Quote the material below exactly as written, from the first line to the line that holds "ax2 = fig.add_axes([440", endpoints included.

─── MATERIAL

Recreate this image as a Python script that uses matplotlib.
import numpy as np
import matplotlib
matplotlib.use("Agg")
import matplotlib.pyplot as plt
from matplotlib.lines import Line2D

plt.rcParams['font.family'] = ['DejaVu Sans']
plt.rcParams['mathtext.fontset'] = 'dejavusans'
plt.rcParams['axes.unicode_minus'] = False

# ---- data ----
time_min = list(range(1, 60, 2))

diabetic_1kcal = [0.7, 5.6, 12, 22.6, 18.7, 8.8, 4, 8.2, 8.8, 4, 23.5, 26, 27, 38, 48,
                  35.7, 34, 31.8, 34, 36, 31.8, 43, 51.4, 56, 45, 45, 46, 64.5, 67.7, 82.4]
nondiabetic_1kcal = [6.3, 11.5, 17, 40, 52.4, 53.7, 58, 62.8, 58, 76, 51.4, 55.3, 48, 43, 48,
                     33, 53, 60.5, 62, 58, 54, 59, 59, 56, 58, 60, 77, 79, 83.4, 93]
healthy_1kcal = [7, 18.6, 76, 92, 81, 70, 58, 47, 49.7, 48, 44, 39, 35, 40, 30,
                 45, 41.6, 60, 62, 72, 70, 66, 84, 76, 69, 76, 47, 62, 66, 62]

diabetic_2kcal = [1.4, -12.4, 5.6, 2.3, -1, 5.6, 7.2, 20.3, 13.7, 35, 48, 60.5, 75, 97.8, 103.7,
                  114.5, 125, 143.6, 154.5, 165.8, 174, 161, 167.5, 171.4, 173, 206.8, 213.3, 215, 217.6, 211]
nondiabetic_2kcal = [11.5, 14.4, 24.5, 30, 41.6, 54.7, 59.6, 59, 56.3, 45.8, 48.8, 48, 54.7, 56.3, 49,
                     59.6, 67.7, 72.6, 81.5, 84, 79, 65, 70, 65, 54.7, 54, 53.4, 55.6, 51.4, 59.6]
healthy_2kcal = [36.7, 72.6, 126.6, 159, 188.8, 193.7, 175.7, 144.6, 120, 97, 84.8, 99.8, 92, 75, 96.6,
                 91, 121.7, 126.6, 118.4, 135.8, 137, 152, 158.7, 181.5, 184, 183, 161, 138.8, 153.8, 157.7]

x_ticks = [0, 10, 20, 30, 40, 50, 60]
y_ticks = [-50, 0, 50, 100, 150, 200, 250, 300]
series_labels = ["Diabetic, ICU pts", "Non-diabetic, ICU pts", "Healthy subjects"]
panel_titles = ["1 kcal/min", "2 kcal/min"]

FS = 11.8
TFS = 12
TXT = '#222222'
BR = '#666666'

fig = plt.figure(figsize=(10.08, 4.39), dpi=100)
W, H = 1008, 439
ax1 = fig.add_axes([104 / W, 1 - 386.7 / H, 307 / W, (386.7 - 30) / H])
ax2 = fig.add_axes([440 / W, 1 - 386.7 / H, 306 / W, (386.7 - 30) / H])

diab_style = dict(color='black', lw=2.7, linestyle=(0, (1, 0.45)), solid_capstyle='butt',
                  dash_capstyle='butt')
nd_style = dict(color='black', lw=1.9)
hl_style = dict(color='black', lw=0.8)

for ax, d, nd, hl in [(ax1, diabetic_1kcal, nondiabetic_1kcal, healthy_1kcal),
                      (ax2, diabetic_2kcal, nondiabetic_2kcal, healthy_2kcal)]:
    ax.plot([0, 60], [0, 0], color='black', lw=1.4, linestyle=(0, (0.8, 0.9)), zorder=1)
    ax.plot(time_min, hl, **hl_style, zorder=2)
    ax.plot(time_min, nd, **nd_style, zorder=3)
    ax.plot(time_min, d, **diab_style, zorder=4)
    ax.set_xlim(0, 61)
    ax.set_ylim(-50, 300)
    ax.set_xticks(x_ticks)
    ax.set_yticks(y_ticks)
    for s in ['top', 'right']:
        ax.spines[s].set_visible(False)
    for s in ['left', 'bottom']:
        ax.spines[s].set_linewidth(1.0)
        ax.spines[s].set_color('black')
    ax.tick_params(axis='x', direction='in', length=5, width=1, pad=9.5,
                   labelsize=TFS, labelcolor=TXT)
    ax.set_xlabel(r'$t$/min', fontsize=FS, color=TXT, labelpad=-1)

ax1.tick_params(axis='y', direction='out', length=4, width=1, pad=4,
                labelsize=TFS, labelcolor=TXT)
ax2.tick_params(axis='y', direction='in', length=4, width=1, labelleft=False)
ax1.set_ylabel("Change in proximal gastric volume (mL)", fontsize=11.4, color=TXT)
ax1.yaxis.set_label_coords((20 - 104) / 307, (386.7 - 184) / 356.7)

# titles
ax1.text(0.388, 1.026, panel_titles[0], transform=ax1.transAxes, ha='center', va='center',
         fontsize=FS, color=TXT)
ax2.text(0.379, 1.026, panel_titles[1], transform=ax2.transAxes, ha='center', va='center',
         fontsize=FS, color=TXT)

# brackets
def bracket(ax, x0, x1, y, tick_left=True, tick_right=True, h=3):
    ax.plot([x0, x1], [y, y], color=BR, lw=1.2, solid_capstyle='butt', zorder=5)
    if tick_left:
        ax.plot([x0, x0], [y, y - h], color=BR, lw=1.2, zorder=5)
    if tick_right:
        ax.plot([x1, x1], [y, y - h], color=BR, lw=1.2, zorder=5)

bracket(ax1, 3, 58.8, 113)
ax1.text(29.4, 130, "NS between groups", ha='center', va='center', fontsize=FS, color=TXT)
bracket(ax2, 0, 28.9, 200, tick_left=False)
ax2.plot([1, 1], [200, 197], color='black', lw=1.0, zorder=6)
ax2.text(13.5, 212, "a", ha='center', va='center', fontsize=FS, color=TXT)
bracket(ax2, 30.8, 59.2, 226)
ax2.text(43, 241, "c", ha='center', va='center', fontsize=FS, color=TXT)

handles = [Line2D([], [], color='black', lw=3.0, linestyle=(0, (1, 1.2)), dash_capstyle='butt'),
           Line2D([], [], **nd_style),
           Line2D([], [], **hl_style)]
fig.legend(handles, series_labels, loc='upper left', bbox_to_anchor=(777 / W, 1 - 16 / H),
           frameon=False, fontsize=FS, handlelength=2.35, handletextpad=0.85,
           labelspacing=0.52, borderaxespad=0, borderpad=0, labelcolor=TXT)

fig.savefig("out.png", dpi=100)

──────

SOLUTION —
Recreate this image as a Python script that uses matplotlib.
import numpy as np
import matplotlib
matplotlib.use("Agg")
import matplotlib.pyplot as plt
from matplotlib.lines import Line2D

plt.rcParams['font.family'] = ['DejaVu Sans']
plt.rcParams['mathtext.fontset'] = 'dejavusans'
plt.rcParams['axes.unicode_minus'] = False

# ---- data ----
time_min = list(range(1, 60, 2))

diabetic_1kcal = [0.7, 5.6, 12, 22.6, 18.7, 8.8, 4, 8.2, 8.8, 4, 23.5, 26, 27, 38, 48,
                  35.7, 34, 31.8, 34, 36, 31.8, 43, 51.4, 56, 45, 45, 46, 64.5, 67.7, 82.4]
nondiabetic_1kcal = [6.3, 11.5, 17, 40, 52.4, 53.7, 58, 62.8, 58, 76, 51.4, 55.3, 48, 43, 48,
                     33, 53, 60.5, 62, 58, 54, 59, 59, 56, 58, 60, 77, 79, 83.4, 93]
healthy_1kcal = [7, 18.6, 76, 92, 81, 70, 58, 47, 49.7, 48, 44, 39, 35, 40, 30,
                 45, 41.6, 60, 62, 72, 70, 66, 84, 76, 69, 76, 47, 62, 66, 62]

diabetic_2kcal = [1.4, -12.4, 5.6, 2.3, -1, 5.6, 7.2, 20.3, 13.7, 35, 48, 60.5, 75, 97.8, 103.7,
                  114.5, 125, 143.6, 154.5, 165.8, 174, 161, 167.5, 171.4, 173, 206.8, 213.3, 215, 217.6, 211]
nondiabetic_2kcal = [11.5, 14.4, 24.5, 30, 41.6, 54.7, 59.6, 59, 56.3, 45.8, 48.8, 48, 54.7, 56.3, 49,
                     59.6, 67.7, 72.6, 81.5, 84, 79, 65, 70, 65, 54.7, 54, 53.4, 55.6, 51.4, 59.6]
healthy_2kcal = [36.7, 72.6, 126.6, 159, 188.8, 193.7, 175.7, 144.6, 120, 97, 84.8, 99.8, 92, 75, 96.6,
                 91, 121.7, 126.6, 118.4, 135.8, 137, 152, 158.7, 181.5, 184, 183, 161, 138.8, 153.8, 157.7]

x_ticks = [0, 10, 20, 30, 40, 50, 60]
y_ticks = [-50, 0, 50, 100, 150, 200, 250, 300]
series_labels = ["Diabetic, ICU pts", "Non-diabetic, ICU pts", "Healthy subjects"]
panel_titles = ["1 kcal/min", "2 kcal/min"]

FS = 11.8
TFS = 12
TXT = '#222222'
BR = '#666666'

fig = plt.figure(figsize=(10.08, 4.39), dpi=100)
W, H = 1008, 439
ax1 = fig.add_axes([104 / W, 1 - 386.7 / H, 307 / W, (386.7 - 30) / H])
ax2 = fig.add_axes([440 / W, 1 - 386.7 / H, 306 / W, (386.7 - 30) / H])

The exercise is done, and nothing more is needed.